Только судьба могла послать мне другого Кабаля… Ужин был окончен, и ребята занимались своими обычными вечерними развлечениями. Двое из них, раздевшись до штанов, устроили по другую сторону очага борцовский поединок, а другие, собравшись вокруг, наблюдали за ними, подбадривая их криками. До меня доносилось тяжелое дыхание борцов и смех и советы зрителей. В углу, немного в стороне от остальных, сидел, склонившись над доской для шашек, Гуалькмай, а его противником был мой прежний оруженосец Флавиан. Они уже давно пристрастились играть в шашки друг с другом, эти двое, — возможно потому, что играли почти одинаково плохо. За прошедшие шесть лет мы вытопили из Гуалькмая весь жир, и теперь он ни в чем не походил на куропатку — худощавый, жилистый юноша со спокойным лицом.
Хорошо я сделал, подумал я, когда высвистал Гуалькмая из его монастыря на болотах; его отец был не прав, потому что верхом на лошади он оказался прекрасным бойцом, хотя в рукопашной хромота сковывала его движения; но главным образом он проявил себя как войсковой лекарь, ради чего я его и брал. Не один из Товарищей был к этому времени обязан ему жизнью. Какие бы ошибки я ни делал, подбирая себе людей, без сомнения, я не ошибся ни в нем, ни в Бедуире, ни в Кее. За те годы, что мы провели вместе, именно эти трое, и никто другой, стали, так сказать, внутренним ядром Братства.
Кей спал, опершись спиной на одну из скамеек и широко расставив вытянутые к очагу ноги в черно-малиновых штанах в клетку. Вскоре он встанет, встряхнется, как пес, так что зазвенят его яркие стеклянные браслеты и ожерелья, и неторопливо направится к Улице Женщин в нижний конец города.
Если Кей спал вечером, это в большинстве случаев означало, что у него есть на ночь какие-то планы и в этих планах есть кое-что более интересное, чем сон. Некоторые из ребят чинили сбрую или играли в кости; лениво, урывками, перебрасывались словами или просто смотрели в огонь, ожидая, пока Бедуир, сидящий на белой бычьей шкуре у моих ног, запоет снова. Просить у Бедуира песню или сагу было бесполезно; когда ему хотелось, он пел без всякого принуждения и так, что даже птицы заслушивались, а когда не хотелось, то ничто на свете не могло его к этому принудить.

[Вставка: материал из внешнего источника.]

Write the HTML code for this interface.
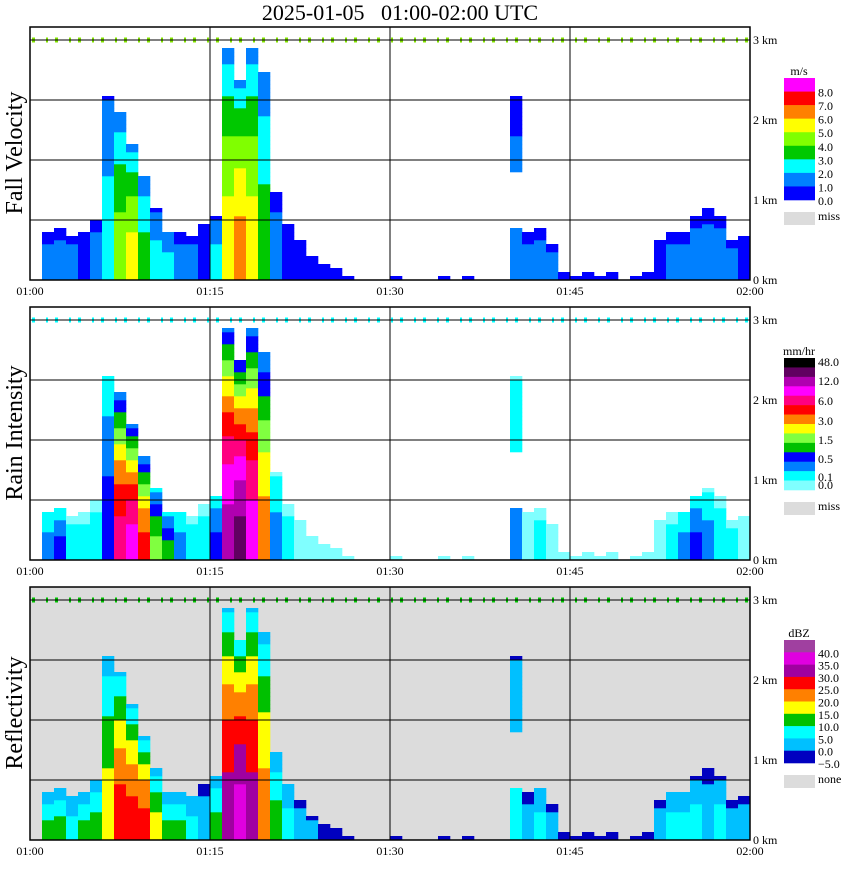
<!DOCTYPE html>
<html><head><meta charset="utf-8">
<style>
body{margin:0;background:#fff;width:850px;height:868px;overflow:hidden}
svg text{font-family:"Liberation Serif",serif}
</style></head>
<body>
<svg id="chart" width="850" height="868" viewBox="0 0 850 868" xmlns="http://www.w3.org/2000/svg">
<text x="400" y="20" font-size="22" text-anchor="middle" style="white-space:pre">2025-01-05   01:00-02:00 UTC</text>
</svg>
<script>
// minute index 0..59 (01:00 -> 02:00)
const minutes = Array.from({length:60},(_,i)=>i);
// echo top height (km) per minute
const echoTop = [0,0.6,0.65,0.55,0.6,0.75,2.3,2.1,1.7,1.3,0.9,0.6,0.6,0.55,0.7,0.8,2.9,2.5,2.9,2.6,1.1,0.7,0.5,0.3,0.2,0.15,0.05,0,0,0,0.05,0,0,0,0.05,0,0.05,0,0,0,2.3,0.6,0.65,0.45,0.1,0.05,0.1,0.05,0.1,0,0.05,0.1,0.5,0.6,0.6,0.8,0.9,0.8,0.5,0.55];
// vertical gap (no echo) between these heights, km
const gapLow  = [0,0,0,0,0,0,0,0,0,0,0,0,0,0,0,0,0,0,0,0,0,0,0,0,0,0,0,0,0,0,0,0,0,0,0,0,0,0,0,0,0.65,0,0,0,0,0,0,0,0,0,0,0,0,0,0,0,0,0,0,0];
const gapHigh = [0,0,0,0,0,0,0,0,0,0,0,0,0,0,0,0,0,0,0,0,0,0,0,0,0,0,0,0,0,0,0,0,0,0,0,0,0,0,0,0,1.35,0,0,0,0,0,0,0,0,0,0,0,0,0,0,0,0,0,0,0];
// peak level index per minute for each product
const velPeak  = [0,1,1,1,0,1,2,4,5,3,2,2,1,1,0,2,5,6,5,3,1,0,0,0,0,0,0,0,0,0,0,0,0,0,0,0,0,0,0,0,1,1,1,1,0,0,0,0,0,0,0,0,0,1,1,1,1,1,1,0];
const rainPeak = [0,2,3,1,1,1,3,9,10,8,5,4,2,1,1,3,11,12,10,7,2,1,0,0,0,0,0,0,0,0,0,0,0,0,0,0,0,0,0,0,2,0,1,0,0,0,0,0,0,0,0,0,0,1,2,3,2,1,1,0];
const reflPeak = [0,3,3,2,3,3,4,6,6,6,4,3,3,2,1,3,7,8,7,5,3,2,1,1,0,0,0,0,0,0,0,0,0,0,0,0,0,0,0,0,2,1,2,1,0,0,0,0,0,0,0,0,1,2,2,2,1,2,1,1];
const velLabels = ["8.0","7.0","6.0","5.0","4.0","3.0","2.0","1.0","0.0"];
const rainLabels = ["48.0","12.0","6.0","3.0","1.5","0.5","0.1","0.0"];
const reflLabels = ["40.0","35.0","30.0","25.0","20.0","15.0","10.0","5.0","0.0","\u22125.0"];
const timeLabels = ["01:00","01:15","01:30","01:45","02:00"];
const kmLabels = ["0 km","1 km","2 km","3 km"];

const velColors = ["#0000ff","#0080ff","#00ffff","#00c800","#80ff00","#ffff00","#ff8000","#ff0000","#ff00ff"];
const rainColors = ["#80ffff","#00ffff","#0080ff","#0000ff","#00c000","#80ff40","#ffff00","#ff8000","#ff0000","#ff0080","#ff00ff","#b000b0","#600060","#000000"];
const reflColors = ["#0000c0","#00c0ff","#00ffff","#00c000","#ffff00","#ff8000","#ff0000","#a000a0","#e000e0","#a040a0"];

const NS="http://www.w3.org/2000/svg";
const svg=document.getElementById('chart');
const X0=30,X1=750;
function xs(m){return X0+(m/60)*(X1-X0);}
function mk(tag,attrs,parent){const e=document.createElementNS(NS,tag);for(const k in attrs)e.setAttribute(k,attrs[k]);(parent||svg).appendChild(e);return e;}

const panels=[
 {top:27,name:"fall-velocity",title:"Fall Velocity",peak:velPeak,colors:velColors,bg:"#fff",clutter:"#80e000",unit:"m/s",labels:velLabels,legTop:78,legBot:200,miss:"miss"},
 {top:307,name:"rain-intensity",title:"Rain Intensity",peak:rainPeak,colors:rainColors,bg:"#fff",clutter:"#00ffff",unit:"mm/hr",labels:rainLabels,legTop:358,legBot:490,miss:"miss"},
 {top:587,name:"reflectivity",title:"Reflectivity",peak:reflPeak,colors:reflColors,bg:"#dcdcdc",clutter:"#00c000",unit:"dBZ",labels:reflLabels,legTop:640,legBot:763,miss:"none"}
];

panels.forEach(p=>{
  const g=mk('g',{});
  
  
  const bottom=p.top+253, y3=p.top+13;
  const kmPx=(bottom-y3)/3;
  function ys(km){return bottom-km*kmPx;}
  mk('rect',{x:X0,y:p.top,width:X1-X0,height:253,fill:p.bg},g);
  const cells=mk('g',{},g);
  
  
  minutes.forEach(m=>{
    const top=echoTop[m]; if(top<=0)return;
    const pk=p.peak[m];
    const nCells=Math.max(1,Math.round((bottom-ys(top))/4));
    for(let k=0;k<nCells;k++){
      const hKm=(k+0.5)*4/kmPx;
      if(gapHigh[m]>0 && hKm>gapLow[m] && hKm<gapHigh[m]) continue;
      const f=(k+0.5)/nCells;
      const lvl=Math.max(0,Math.round(pk*(1-0.8*f*f)));
      const r=mk('rect',{x:xs(m),y:bottom-(k+1)*4,width:(X1-X0)/60+0.3,height:4.3,fill:p.colors[Math.min(lvl,p.colors.length-1)]},cells);
      
      
    }
  });
  mk('line',{x1:X0+2,x2:X1-2,y1:y3,y2:y3,stroke:p.clutter,'stroke-width':5,'stroke-dasharray':'3 11 2 7'},g);
  [0,1,2,3].forEach(i=>mk('line',{x1:X0,x2:X1,y1:y3+60*i,y2:y3+60*i,stroke:'#000','stroke-width':1},g));
  [15,30,45].forEach(mn=>mk('line',{x1:xs(mn),x2:xs(mn),y1:p.top,y2:bottom,stroke:'#000','stroke-width':1},g));
  const fr=mk('rect',{x:X0,y:p.top,width:X1-X0,height:253,fill:'none',stroke:'#000','stroke-width':1.5},g);
  
  
  timeLabels.forEach((t,i)=>{
    const tx=mk('text',{x:xs(i*15),y:bottom+15,'font-size':12,'text-anchor':'middle','font-family':'Liberation Sans, sans-serif'},g);
    tx.textContent=t;
    
    
  });
  kmLabels.forEach((t,i)=>{
    const tx=mk('text',{x:753,y:bottom+4-i*80,'font-size':12},g);
    tx.textContent=t;
    
    
  });
  const yt=mk('text',{x:0,y:0,'font-size':24,'text-anchor':'middle',transform:`translate(22,${p.top+126}) rotate(-90)`},g);
  yt.textContent=p.title;
  
  
  const lg=mk('g',{},g);
  
  
  const n=p.colors.length, bh=(p.legBot-p.legTop)/n;
  for(let i=0;i<n;i++){
    mk('rect',{x:784,y:p.legTop+i*bh,width:31,height:bh+0.3,fill:p.colors[n-1-i]},lg);
  }
  const ut=mk('text',{x:799,y:p.legTop-3,'font-size':12,'text-anchor':'middle'},lg);ut.textContent=p.unit;
  p.labels.forEach((l,i)=>{
    let yy;
    if(p.name==="rain-intensity"){yy=[366,385,405,425,444,463,481,489][i];}
    else {yy=p.legTop+bh*(i+1)+5;}
    const t=mk('text',{x:818,y:yy,'font-size':12},lg);t.textContent=l;
  });
  mk('rect',{x:784,y:p.legBot+12,width:31,height:13,fill:'#dcdcdc'},lg);
  const mt=mk('text',{x:818,y:p.legBot+20,'font-size':12},lg);mt.textContent=p.miss;
});
</script>
</body></html>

Уголком глаза я заметил в тенях какое-то движение и, взглянув в ту сторону, увидел на одной из боковых лавок Голта и Левина, словно уединившихся в каком-то своем, особом мирке; они сидели, обняв друг друга за плечи, и пили пиво из одной кружки, негромко разговаривая и приглушенно смеясь. Такое случается во время кампаний, когда женщины бывают редки, и каждый командир об этом знает; но иногда, как с этими двумя, это становится частью жизни.
Бедуир заметил, куда я смотрю, и, едва слышно рассмеявшись, сказал:
— Может, это и к лучшему, что нашего доброго епископа Фелиция здесь нет и что он этого не видит. Церковь в ужасе воздела бы руки и начала бы говорить о смертном грехе.
— Смертный грех… Ну что ж, мы с церковью редко сходились во мнениях за эти шесть или сколько-то там лет. Если это доставляет ребятам удовольствие и поддерживает их в хорошей боевой форме…
Потому что это действительно поддерживало их в хорошей боевой форме: каждый старался быть достойным другого, дать ему повод гордиться своим другом; а я уже знавал случаи, когда любовь белокурой девушки делала жизнь слишком сладкой и лишала воли руку, держащую меч.
— Дай мне целый эскадрон таких грешников — лишь бы они были молоды — и я не стану жаловаться.
— А что будет, когда они состарятся/ — Они не состарятся, — ответил я. — Пламя горит слишком ярко.
И почувствовал печаль, которую, думаю, чувствуют время от времени все командиры, когда оглядываются вокруг и видят людей, откликающихся на их боевые трубы; печаль по юношам, которые никогда не состарятся…
Вдоль галереи послышались торопливые шаги, и в дверях появился стоявший на страже Овэйн (мы всегда выставляли легкий дозор, будь то в лагере или на зимних квартирах, особенно с тех пор, как Амброзий сообщил мне, что Хенгест собирает боевой флот в устье реки Тамезис).
— Артос, вернулся один из разведчиков, и с ним еще какой-то человек. Они хотят немедленно поговорить с тобой.
— Иду, — сказал я, — Бедуир, прибереги следующую песню до тех пор, пока я не вернусь, — и, встав, вышел вместе с Овэйном в осеннюю темноту галереи.